Work to complete | Output every line exactly as written. Leave out pictures.

::::

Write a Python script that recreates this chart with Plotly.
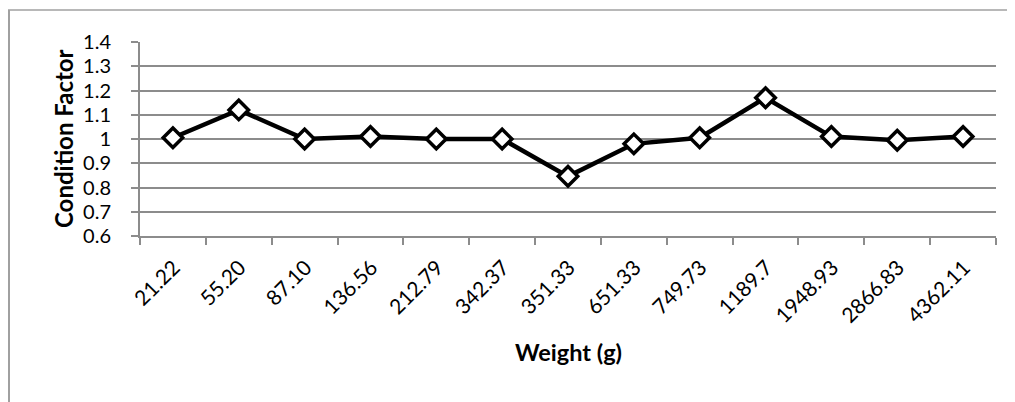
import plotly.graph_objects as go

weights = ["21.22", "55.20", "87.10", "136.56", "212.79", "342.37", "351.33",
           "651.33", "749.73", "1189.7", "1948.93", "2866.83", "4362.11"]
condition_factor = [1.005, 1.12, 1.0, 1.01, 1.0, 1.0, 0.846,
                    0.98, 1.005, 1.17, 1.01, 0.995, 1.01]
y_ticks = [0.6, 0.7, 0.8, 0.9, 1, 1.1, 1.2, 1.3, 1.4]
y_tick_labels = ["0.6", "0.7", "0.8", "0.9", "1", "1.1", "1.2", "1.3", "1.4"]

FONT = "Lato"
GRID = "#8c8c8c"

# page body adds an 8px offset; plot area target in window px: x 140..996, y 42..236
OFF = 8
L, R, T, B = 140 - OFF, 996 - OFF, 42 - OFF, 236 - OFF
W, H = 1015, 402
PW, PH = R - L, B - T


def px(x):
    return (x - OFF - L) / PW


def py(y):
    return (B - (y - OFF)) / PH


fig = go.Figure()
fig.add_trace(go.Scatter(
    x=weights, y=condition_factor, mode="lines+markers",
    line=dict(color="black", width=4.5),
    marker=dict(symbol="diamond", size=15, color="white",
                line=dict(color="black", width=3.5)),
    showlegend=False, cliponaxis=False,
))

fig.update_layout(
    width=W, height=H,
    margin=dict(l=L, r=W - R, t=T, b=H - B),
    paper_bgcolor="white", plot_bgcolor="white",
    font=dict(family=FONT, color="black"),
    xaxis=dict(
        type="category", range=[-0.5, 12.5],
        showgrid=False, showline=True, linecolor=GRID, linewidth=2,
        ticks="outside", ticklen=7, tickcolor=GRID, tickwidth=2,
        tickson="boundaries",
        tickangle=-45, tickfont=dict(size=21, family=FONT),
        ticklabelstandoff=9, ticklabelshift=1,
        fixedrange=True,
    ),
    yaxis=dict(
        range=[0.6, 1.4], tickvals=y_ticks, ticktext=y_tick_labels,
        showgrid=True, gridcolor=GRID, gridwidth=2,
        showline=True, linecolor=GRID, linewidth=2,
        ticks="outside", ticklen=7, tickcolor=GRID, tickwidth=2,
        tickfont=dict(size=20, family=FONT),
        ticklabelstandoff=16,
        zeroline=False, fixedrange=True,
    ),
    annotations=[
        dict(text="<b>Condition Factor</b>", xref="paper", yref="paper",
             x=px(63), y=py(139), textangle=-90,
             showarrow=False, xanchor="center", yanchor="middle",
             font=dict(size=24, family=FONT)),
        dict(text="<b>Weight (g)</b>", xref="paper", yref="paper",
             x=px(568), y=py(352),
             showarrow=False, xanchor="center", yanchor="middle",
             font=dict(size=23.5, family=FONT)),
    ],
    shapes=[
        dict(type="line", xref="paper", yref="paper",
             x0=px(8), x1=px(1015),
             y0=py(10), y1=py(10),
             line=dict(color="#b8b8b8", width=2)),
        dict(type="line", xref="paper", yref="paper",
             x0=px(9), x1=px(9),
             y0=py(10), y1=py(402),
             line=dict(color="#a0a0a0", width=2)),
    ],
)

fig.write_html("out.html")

::::

Exercise response |
Write a Python script that recreates this chart with Plotly.
import plotly.graph_objects as go

weights = ["21.22", "55.20", "87.10", "136.56", "212.79", "342.37", "351.33",
           "651.33", "749.73", "1189.7", "1948.93", "2866.83", "4362.11"]
condition_factor = [1.005, 1.12, 1.0, 1.01, 1.0, 1.0, 0.846,
                    0.98, 1.005, 1.17, 1.01, 0.995, 1.01]
y_ticks = [0.6, 0.7, 0.8, 0.9, 1, 1.1, 1.2, 1.3, 1.4]
y_tick_labels = ["0.6", "0.7", "0.8", "0.9", "1", "1.1", "1.2", "1.3", "1.4"]

FONT = "Lato"
GRID = "#8c8c8c"

# page body adds an 8px offset; plot area target in window px: x 140..996, y 42..236
OFF = 8
L, R, T, B = 140 - OFF, 996 - OFF, 42 - OFF, 236 - OFF
W, H = 1015, 402
PW, PH = R - L, B - T


def px(x):
    return (x - OFF - L) / PW


def py(y):
    return (B - (y - OFF)) / PH


fig = go.Figure()
fig.add_trace(go.Scatter(
    x=weights, y=condition_factor, mode="lines+markers",
    line=dict(color="black", width=4.5),
    marker=dict(symbol="diamond", size=15, color="white",
                line=dict(color="black", width=3.5)),
    showlegend=False, cliponaxis=False,
))

fig.update_layout(
    width=W, height=H,
    margin=dict(l=L, r=W - R, t=T, b=H - B),
    paper_bgcolor="white", plot_bgcolor="white",
    font=dict(family=FONT, color="black"),
    xaxis=dict(
        type="category", range=[-0.5, 12.5],
        showgrid=False, showline=True, linecolor=GRID, linewidth=2,
        ticks="outside", ticklen=7, tickcolor=GRID, tickwidth=2,
        tickson="boundaries",
        tickangle=-45, tickfont=dict(size=21, family=FONT),
        ticklabelstandoff=9, ticklabelshift=1,
        fixedrange=True,
    ),
    yaxis=dict(
        range=[0.6, 1.4], tickvals=y_ticks, ticktext=y_tick_labels,
        showgrid=True, gridcolor=GRID, gridwidth=2,
        showline=True, linecolor=GRID, linewidth=2,
        ticks="outside", ticklen=7, tickcolor=GRID, tickwidth=2,
        tickfont=dict(size=20, family=FONT),
        ticklabelstandoff=16,
        zeroline=False, fixedrange=True,
    ),
    annotations=[
        dict(text="<b>Condition Factor</b>", xref="paper", yref="paper",
             x=px(63), y=py(139), textangle=-90,
             showarrow=False, xanchor="center", yanchor="middle",
             font=dict(size=24, family=FONT)),
        dict(text="<b>Weight (g)</b>", xref="paper", yref="paper",
             x=px(568), y=py(352),
             showarrow=False, xanchor="center", yanchor="middle",
             font=dict(size=23.5, family=FONT)),
    ],
    shapes=[
        dict(type="line", xref="paper", yref="paper",
             x0=px(8), x1=px(1015),
             y0=py(10), y1=py(10),
             line=dict(color="#b8b8b8", width=2)),
        dict(type="line", xref="paper", yref="paper",
             x0=px(9), x1=px(9),
             y0=py(10), y1=py(402),
             line=dict(color="#a0a0a0", width=2)),
    ],
)

fig.write_html("out.html")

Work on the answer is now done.